Je hangt daar, o duivelse creatie, aan weerszijden van het achterwiel, gedrapeerd over de bagagedrager als een zadel over een paard. Maar het is geen paard, dit stalen ros. Er is niets edels hier. Niets meer dan twee hamsterwangen, wachtend om opnieuw volgevreten te worden. Niets meer dan een fietsbalzak, voor slechts praktische doeleinden.
‘Jeej! Een plek!’ denk ik weleens, als ik naïef aan kom fietsen. Maar elk fietsenrek waar jij, gelijk een enorme vleesreet in een economy class vliegtuigstoel, in bent gepropt zit eensklaps vol. Niet één, maar drie plekken neem je in. Niet dat dat mij tegenhoudt. Met een been duw ik je hardhandig opzij om plaats te maken voor mijn wiel. Ik schuif mijn fiets naar voren, totdat mijn trappers verstrikt raken in je web van waterdicht polyester. Met geweld trek en duw ik ze erlangs en –overheen, maar er is altijd wel een clipje of een touwtje of een kabeltje dat in de kettingkast of spaken blijft hangen. Het geduld is tegen die tijd op en dus forceer ik in de hoop dat ik je sloop. Maar zulks gebeurt nooit. De grootste kwellingen zijn blijkbaar vervaardigd van het duurzaamste materiaal.
Als ík iets mee moet nemen op de fiets, gebruik ik een tas of een zak. Die pak ik dan speciaal. Maar jij hangt daar gewoon, als een permanente ruimteverkwister.

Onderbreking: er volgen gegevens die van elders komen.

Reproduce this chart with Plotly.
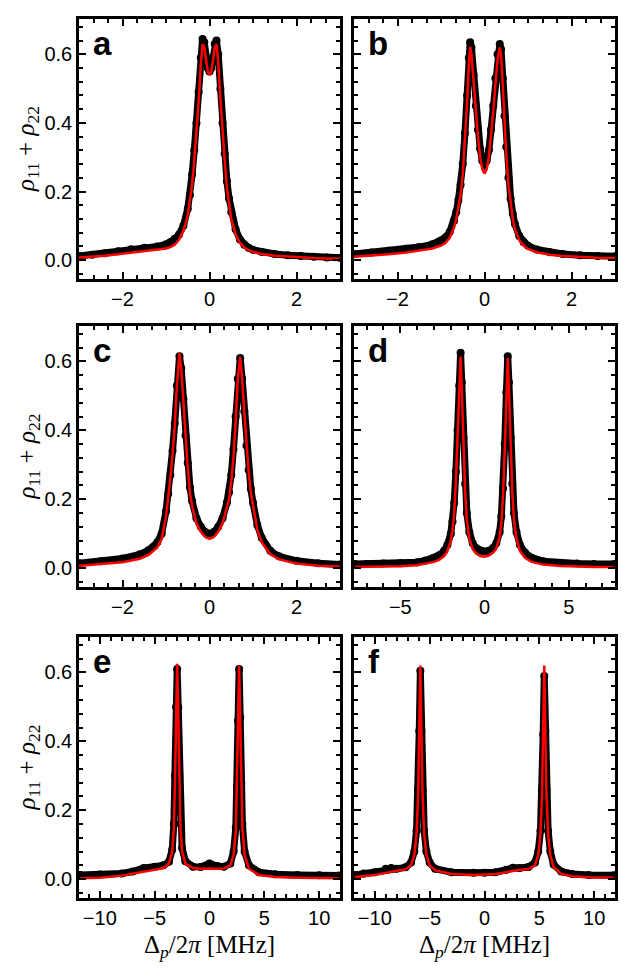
import plotly.graph_objs as go
from plotly.subplots import make_subplots

# panel a
a_x = [-3.0, -2.7, -2.4, -2.1, -1.8, -1.5, -1.2, -1.0, -0.9, -0.8, -0.7, -0.6, -0.5, -0.45, -0.4, -0.35,
       -0.3, -0.25, -0.2, -0.16, -0.12, -0.08, -0.04, 0.0, 0.04, 0.08, 0.12, 0.16, 0.2, 0.25, 0.3, 0.35,
       0.4, 0.45, 0.5, 0.6, 0.7, 0.8, 0.9, 1.0, 1.2, 1.5, 1.8, 2.1, 2.4, 2.7, 3.0]
a_data = [0.012, 0.016, 0.020, 0.026, 0.032, 0.036, 0.040, 0.046, 0.052, 0.062, 0.075, 0.10, 0.15, 0.19,
          0.25, 0.32, 0.40, 0.49, 0.59, 0.645, 0.635, 0.59, 0.56, 0.55, 0.56, 0.59, 0.63, 0.64, 0.60, 0.50,
          0.40, 0.31, 0.23, 0.18, 0.14, 0.09, 0.06, 0.045, 0.036, 0.030, 0.024, 0.018, 0.014, 0.012, 0.010,
          0.008, 0.007]
a_fit = [0.008, 0.010, 0.013, 0.017, 0.022, 0.026, 0.030, 0.034, 0.038, 0.045, 0.060, 0.085, 0.13, 0.17,
         0.22, 0.29, 0.37, 0.46, 0.57, 0.63, 0.62, 0.58, 0.55, 0.54, 0.55, 0.58, 0.62, 0.63, 0.58, 0.47,
         0.37, 0.29, 0.21, 0.16, 0.12, 0.075, 0.05, 0.037, 0.029, 0.024, 0.018, 0.013, 0.010, 0.008, 0.006,
         0.005, 0.004]

# panel b
b_x = [-3.0, -2.6, -2.2, -1.8, -1.5, -1.2, -1.0, -0.9, -0.8, -0.7, -0.65, -0.6, -0.55, -0.5, -0.45, -0.4,
       -0.36, -0.33, -0.3, -0.25, -0.2, -0.15, -0.1, -0.05, 0.0, 0.05, 0.1, 0.15, 0.2, 0.25, 0.3, 0.35,
       0.38, 0.42, 0.46, 0.5, 0.55, 0.6, 0.65, 0.7, 0.8, 0.9, 1.0, 1.2, 1.5, 1.8, 2.2, 2.6, 3.0]
b_data = [0.018, 0.022, 0.027, 0.033, 0.038, 0.046, 0.056, 0.066, 0.082, 0.115, 0.14, 0.175, 0.22, 0.28,
          0.37, 0.48, 0.59, 0.635, 0.62, 0.54, 0.45, 0.38, 0.325, 0.29, 0.28, 0.29, 0.32, 0.38, 0.45, 0.53,
          0.60, 0.63, 0.615, 0.53, 0.42, 0.33, 0.24, 0.18, 0.135, 0.105, 0.07, 0.052, 0.042, 0.031, 0.023,
          0.018, 0.014, 0.012, 0.011]
b_fit = [0.010, 0.013, 0.017, 0.022, 0.027, 0.034, 0.042, 0.05, 0.065, 0.095, 0.12, 0.15, 0.19, 0.25,
         0.34, 0.46, 0.57, 0.622, 0.60, 0.52, 0.43, 0.36, 0.30, 0.265, 0.253, 0.265, 0.30, 0.36, 0.43, 0.51,
         0.585, 0.62, 0.60, 0.51, 0.40, 0.31, 0.22, 0.16, 0.12, 0.09, 0.058, 0.042, 0.033, 0.023, 0.016,
         0.012, 0.009, 0.007, 0.006]

# panel c
c_x = [-3.0, -2.5, -2.0, -1.6, -1.4, -1.2, -1.1, -1.0, -0.95, -0.9, -0.85, -0.8, -0.75, -0.69, -0.65, -0.6,
       -0.55, -0.5, -0.45, -0.4, -0.3, -0.2, -0.1, 0.0, 0.1, 0.2, 0.3, 0.4, 0.45, 0.5, 0.55, 0.6, 0.65,
       0.705, 0.75, 0.8, 0.85, 0.9, 0.95, 1.0, 1.1, 1.2, 1.4, 1.6, 2.0, 2.5, 3.0]
c_data = [0.014, 0.02, 0.028, 0.04, 0.052, 0.075, 0.10, 0.165, 0.215, 0.27, 0.34, 0.42, 0.53, 0.615, 0.58,
          0.49, 0.385, 0.305, 0.235, 0.195, 0.145, 0.12, 0.105, 0.10, 0.105, 0.12, 0.145, 0.19, 0.22, 0.27,
          0.345, 0.44, 0.55, 0.61, 0.55, 0.455, 0.355, 0.285, 0.23, 0.19, 0.125, 0.088, 0.05, 0.034, 0.021,
          0.014, 0.01]
c_fit = [0.007, 0.011, 0.017, 0.027, 0.038, 0.06, 0.085, 0.15, 0.20, 0.26, 0.33, 0.41, 0.53, 0.624, 0.58,
         0.48, 0.37, 0.29, 0.22, 0.18, 0.13, 0.105, 0.09, 0.085, 0.09, 0.105, 0.13, 0.175, 0.20, 0.25,
         0.32, 0.42, 0.55, 0.613, 0.55, 0.45, 0.35, 0.28, 0.22, 0.18, 0.11, 0.075, 0.04, 0.025, 0.013,
         0.007, 0.004]

# panel d
d_x = [-7.7, -7.0, -6.0, -5.0, -4.0, -3.5, -3.0, -2.7, -2.4, -2.2, -2.0, -1.9, -1.8, -1.7, -1.6, -1.5,
       -1.42, -1.35, -1.25, -1.15, -1.05, -0.9, -0.7, -0.5, -0.25, 0.0, 0.25, 0.5, 0.7, 0.9, 1.0, 1.1,
       1.2, 1.3, 1.38, 1.45, 1.55, 1.65, 1.75, 1.9, 2.1, 2.4, 2.8, 3.5, 4.5, 5.5, 6.5, 7.7]
d_data = [0.012, 0.012, 0.013, 0.014, 0.017, 0.022, 0.03, 0.037, 0.05, 0.068, 0.10, 0.135, 0.19, 0.28,
          0.40, 0.53, 0.625, 0.54, 0.38, 0.245, 0.16, 0.105, 0.072, 0.058, 0.05, 0.048, 0.05, 0.058, 0.072,
          0.105, 0.15, 0.23, 0.36, 0.51, 0.615, 0.54, 0.38, 0.245, 0.16, 0.105, 0.068, 0.045, 0.03, 0.02,
          0.015, 0.013, 0.012, 0.012]
d_fit = [0.003, 0.003, 0.004, 0.005, 0.008, 0.012, 0.018, 0.024, 0.035, 0.05, 0.08, 0.11, 0.16, 0.25,
         0.38, 0.52, 0.614, 0.52, 0.36, 0.22, 0.14, 0.085, 0.055, 0.042, 0.035, 0.033, 0.036, 0.044, 0.057,
         0.09, 0.13, 0.21, 0.34, 0.50, 0.61, 0.52, 0.36, 0.22, 0.14, 0.085, 0.05, 0.03, 0.018, 0.01, 0.006,
         0.004, 0.003, 0.003]

# panel e
e_x = [-11.8, -10.0, -8.0, -7.0, -6.0, -5.0, -4.2, -3.7, -3.4, -3.25, -3.15, -3.05, -2.95, -2.85, -2.75,
       -2.65, -2.5, -2.2, -1.5, -0.8, 0.0, 0.7, 1.3, 1.9, 2.2, 2.4, 2.5, 2.6, 2.7, 2.8, 2.9, 3.0, 3.2,
       3.6, 4.5, 6.0, 8.0, 10.0, 11.8]
e_data = [0.012, 0.013, 0.016, 0.022, 0.032, 0.036, 0.04, 0.05, 0.085, 0.16, 0.30, 0.50, 0.61, 0.50,
          0.30, 0.16, 0.09, 0.052, 0.036, 0.035, 0.045, 0.038, 0.036, 0.045, 0.08, 0.15, 0.27, 0.46, 0.61,
          0.47, 0.28, 0.16, 0.08, 0.04, 0.02, 0.014, 0.012, 0.011, 0.01]
e_fit = [0.002, 0.004, 0.010, 0.015, 0.022, 0.027, 0.032, 0.045, 0.08, 0.15, 0.28, 0.48, 0.625, 0.48,
         0.28, 0.15, 0.08, 0.045, 0.032, 0.030, 0.030, 0.030, 0.031, 0.04, 0.07, 0.14, 0.26, 0.45, 0.62,
         0.46, 0.27, 0.15, 0.07, 0.03, 0.012, 0.006, 0.004, 0.003, 0.002]

# panel f
f_x = [-11.8, -11.0, -10.0, -9.0, -8.5, -8.0, -7.2, -6.7, -6.4, -6.2, -6.05, -5.95, -5.85, -5.75, -5.65,
       -5.5, -5.3, -5.0, -4.5, -3.0, -1.0, 0.0, 1.0, 2.0, 2.6, 3.2, 4.0, 4.6, 4.9, 5.1, 5.25, 5.35, 5.45,
       5.55, 5.65, 5.8, 6.0, 6.3, 7.0, 8.0, 9.5, 11.8]
f_data = [0.012, 0.016, 0.02, 0.03, 0.032, 0.03, 0.034, 0.048, 0.08, 0.14, 0.26, 0.43, 0.605, 0.43, 0.26,
          0.14, 0.08, 0.048, 0.03, 0.02, 0.018, 0.018, 0.02, 0.027, 0.033, 0.032, 0.035, 0.048, 0.08, 0.14,
          0.26, 0.42, 0.59, 0.43, 0.26, 0.14, 0.08, 0.042, 0.022, 0.015, 0.012, 0.011]
f_fit = [0.006, 0.008, 0.012, 0.018, 0.022, 0.024, 0.028, 0.04, 0.07, 0.13, 0.25, 0.42, 0.62, 0.42, 0.25,
         0.13, 0.07, 0.04, 0.025, 0.015, 0.012, 0.013, 0.015, 0.02, 0.024, 0.027, 0.029, 0.04, 0.07, 0.13,
         0.25, 0.42, 0.62, 0.42, 0.25, 0.13, 0.07, 0.035, 0.015, 0.008, 0.005, 0.004]

panels = [
    ('a', a_x, a_data, a_fit, 1, 1),
    ('b', b_x, b_data, b_fit, 1, 2),
    ('c', c_x, c_data, c_fit, 2, 1),
    ('d', d_x, d_data, d_fit, 2, 2),
    ('e', e_x, e_data, e_fit, 3, 1),
    ('f', f_x, f_data, f_fit, 3, 2),
]
x_ranges = {'a': [-3, 3], 'b': [-3, 3], 'c': [-3, 3], 'd': [-7.75, 7.75], 'e': [-11.9, 11.9], 'f': [-11.9, 11.9]}
x_major = {'a': 2, 'b': 2, 'c': 2, 'd': 5, 'e': 5, 'f': 5}
x_minor = {'a': 1 / 3, 'b': 1 / 3, 'c': 1 / 3, 'd': 1, 'e': 1, 'f': 1}

W, H = 642, 979
col_px = {1: (79, 340), 2: (354, 615)}
row_px = {1: (19, 279), 2: (326, 587), 3: (637, 898)}

tick_font = dict(family='Liberation Sans, Arial', size=20, color='black')
serif = 'Liberation Serif, DejaVu Serif'

fig = make_subplots(rows=3, cols=2)

for i, (lab, xs, ys, fit, r, c) in enumerate(panels):
    # measured points: dense black band
    fig.add_trace(go.Scatter(x=xs, y=ys, mode='lines+markers',
                             line=dict(color='black', width=7),
                             marker=dict(color='black', size=8),
                             showlegend=False), row=r, col=c)
    # fit curve on top
    fig.add_trace(go.Scatter(x=xs, y=fit, mode='lines',
                             line=dict(color='#ff0000', width=2.5),
                             showlegend=False), row=r, col=c)

    n = '' if i == 0 else str(i + 1)
    x0, x1 = col_px[c]
    y0, y1 = row_px[r]
    fig.layout['xaxis' + n].update(
        domain=[x0 / W, x1 / W], range=x_ranges[lab],
        showline=True, linecolor='black', linewidth=2.5, mirror='ticks',
        ticks='inside', ticklen=7, tickwidth=2, tickcolor='black',
        tick0=0, dtick=x_major[lab], tickfont=tick_font, showgrid=False, zeroline=False,
        minor=dict(ticks='inside', ticklen=4, tickwidth=2, tickcolor='black', tick0=0,
                   dtick=x_minor[lab], showgrid=False))
    fig.layout['yaxis' + n].update(
        domain=[1 - y1 / H, 1 - y0 / H], range=[-0.055, 0.703],
        showline=True, linecolor='black', linewidth=2.5, mirror='ticks',
        ticks='inside', ticklen=7, tickwidth=2, tickcolor='black',
        tick0=0, dtick=0.2, tickformat='.1f', tickfont=tick_font,
        showticklabels=(c == 1), showgrid=False, zeroline=False,
        minor=dict(ticks='inside', ticklen=4, tickwidth=2, tickcolor='black', tick0=0,
                   dtick=0.04, showgrid=False))

    # panel letter
    fig.add_annotation(text='<b>' + lab + '</b>', xref='x' + n + ' domain', yref='y' + n + ' domain',
                       x=0.045, y=0.985, xanchor='left', yanchor='top', showarrow=False,
                       font=dict(family='Liberation Sans, Arial', size=33, color='black'))

    if c == 1:
        fig.add_annotation(text='<i>ρ</i><sub>11</sub> + <i>ρ</i><sub>22</sub>',
                           xref='paper', yref='y' + n + ' domain', x=28 / W, y=0.5,
                           xanchor='center', yanchor='middle', textangle=-90, showarrow=False,
                           font=dict(family=serif, size=25, color='black'))
    if r == 3:
        fig.add_annotation(text='Δ<sub><i>p</i></sub>/2<i>π</i> [MHz]',
                           xref='x' + n + ' domain', yref='paper', x=0.5, y=1 - 946 / H,
                           xanchor='center', yanchor='middle', showarrow=False,
                           font=dict(family=serif, size=25, color='black'))

fig.update_layout(width=W, height=H, margin=dict(l=0, r=0, t=0, b=0),
                  plot_bgcolor='white', paper_bgcolor='white')

# drop the browser's default page margin so the figure sits at the window corner
fig.write_html("out.html", config={'displayModeBar': False},
               post_script="document.body.style.margin = '0';")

‘Wie zijn die mensen?’ vraag ik me tussen het knarsen van mijn tanden af. ‘Wie is er zo lui en vervoert zoveel goederen dat er ALTIJD twee enorme zakken op de fiets gemonteerd dienen te zijn? Welke lul of kut…’ en daar stokt de gedachtevraag. Het maakt namelijk niet uit. Er zijn nu eenmaal lullen en kutten die hun fietsbalzakken en –melktieten graag tezamen met hun verroeste velo’s onafgebroken in de buitenlucht parkeren. Die mensen zijn er. Ik ken ze niet. Ik zal nooit vrienden met ze zijn. Het bezitten en gebruiken van zo’n vuil, stinkend, afzichtelijk, vast bevestigd synthetisch apparaat getuigt van een levenshouding waarmee ik me op geen enkele manier kan identificeren. Misschien houd je ook van voetbal, of smelt je net als ik van nostalgie en keelpijn tijdens het meeblèren van Sweet Child O’ Mine, maar ik kan je niet in de ogen aankijken. Ik wil het niet. Ik vertik het.
Want wat je ook doet, waar je ook gaat en wie je ook bewondert*, jij kiest voor de fietstas. Jij maakt die keuze, willens en wetens, en negeert daarmee het leed van je medemens. Je hebt het recht niet. Niemand heeft het recht. Jij bent, bij gebrek aan een beter woord, superkut. Een beletsel in de ijdele zoektocht naar geluk. Een causaal element van deze ontwrichte maatschappij. Een kluit asociale modder, waarin alles wat leeft, verstikt. Daarom een vermanende boodschap, in een laatste, wanhopige daad van protest:
Flikker op, met je fucking fietstas.